How to Explain Assumptions Like an Expert

If you want your AWS pricing calculator documentation to hold up in architecture review meetings, write assumptions in plain language and tie them to workload behavior. Instead of saying, “Estimate includes EC2 and storage,” write something like, “The production web tier assumes three always-on Linux instances in one region, each billed at an illustrative on-demand rate, with 500 GB of attached or object storage and 200 GB of monthly outbound internet transfer. The estimate excludes disaster recovery, premium third-party security tooling, and one-time migration labor.” That sentence tells reviewers what is included, what is not, and why the estimate should be interpreted as baseline rather than all-in.

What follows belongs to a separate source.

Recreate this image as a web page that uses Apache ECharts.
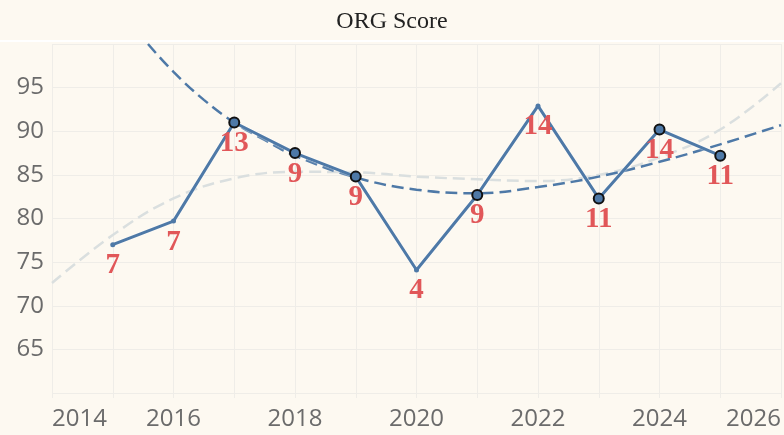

You should also separate baseline cost from optimized cost. This distinction is essential. Baseline models often use on-demand pricing because it is easier to communicate and does not require commitment assumptions. Optimized models can then show how Savings Plans, storage tiering, environment scheduling, or data transfer redesign affect spend. Decision-makers appreciate seeing both because the baseline reflects risk and flexibility while the optimized scenario demonstrates operational maturity.

Documentation Tips for Different Teams

  • For engineering: Include architectural dependencies, expected throughput, and service-specific caveats.
  • For finance: Summarize monthly and annual run rate, confidence range, and key cost sensitivities.
  • For procurement: State list price versus discounted assumptions and identify contract dependencies.
  • For security and compliance: Call out retention, logging, encryption, and resilience assumptions that influence cost.
  • For operations: Note monitoring, backup, support, and expected incident response posture.

How Often Should AWS Pricing Documentation Be Reviewed?

As a practical rule, estimates should be reviewed whenever one of four things changes: the architecture changes, workload usage changes, AWS pricing changes materially for the services involved, or the business decision supported by the estimate changes. For active platforms, quarterly review is a sensible minimum. For migration projects and procurement cycles, every major design revision should trigger a documentation update. The review date and version number should always be visible near the top of the document.

Final Recommendations

The most effective AWS pricing calculator documentation is transparent, reproducible, and decision-oriented. It does not just answer, “What might this cost?” It also answers, “Under what assumptions, with what confidence, at what scale, and with what operational boundaries?” If you use the calculator above as a planning aid, treat the resulting number as a communication artifact rather than a final invoice forecast. Pair it with architecture notes, pricing source references, discount assumptions, and scenario comparisons.

When your documentation includes resource counts, hours, storage growth, transfer expectations, support overhead, and optimization assumptions, you create something much more valuable than a simple estimate. You create a cloud cost model that can survive executive review, financial scrutiny, technical challenge, and later optimization work. That is the standard teams should aim for whenever they prepare AWS pricing calculator documentation.